12 degrees outside. My peek at the outdoors while letting Demeter outside shows some light snow. Dreading the thought of getting out in order to drag the trash can to the curb. I did step out to toss ice melt on the steps and sidewalks.

Two rooms closed off, blankets over exterior and unused doors, three stove burners on, clothes dryer on and vented indoors, one space heater. All of that, plus the furnace running full blast gets the indoor temp up to almost seventy degrees.

I'm bundled up, including a pair of socks that make my feet look as though they're in a pair of clown shoes. Still cold. Not looking forward to the first heating bill in the mail. I'm betting it will be a monster.

Then again, I'm a hedonist, pure and simple. Being warm makes me happy and content. So, if it takes a big heating bill to keep me happy, so be it.

Actually, could only get the house above seventy for a brief time. It's been hovering around sixty four to sixty eight degrees in here. I'm grateful it's this warm indoors.

Playing movies my brother-in-law brought me this week. So far, I've watched Pometheus, Up, Dredd, Oz The Great And Powerful, Escape From Planet Earth, and now have  Spider-Man in. He brought a huge variety. I put in Chicago last night, just to hear the show tunes. Too much worshipping the square god, as my sister-in-law refers to watching television. 

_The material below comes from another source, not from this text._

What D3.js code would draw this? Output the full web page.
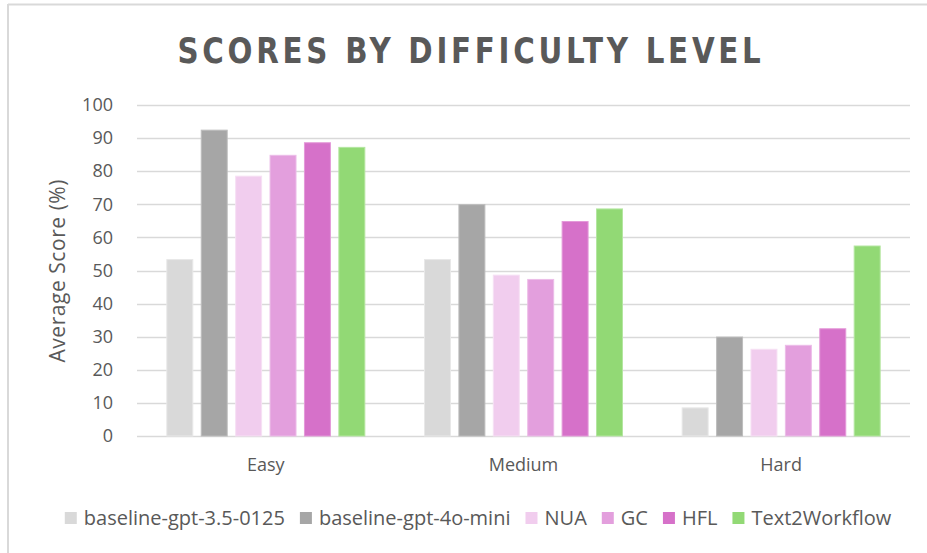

Sleeting hard today. One of my relatives stopped by with a space heater. Now, I don't need to rely on stove burners to keep pipes from bursting.

Things I did not have to worry about when I lived with a husband. Being warm was one. It's lonely here, in a way that I never thought I never would be. Demeter is here. She's been my companion for six years. Cannot imagine life without her.

 I miss my husband. I miss our cat, Layla, too. I miss hearing her lick my husband's chin at night as he slept. I miss hearing his voice, his companionship. Knowing he's in the next room at his desk when he's home. I miss having someone close by. 

It's quiet here. I play music to block the lack of noise. After years of parkway sounds,  hearing sirens and air traffic, it's quiet. During the day, there are birds singing. At night, I know I'm in quiet place. An occasional auto is all which can be heard through the walls.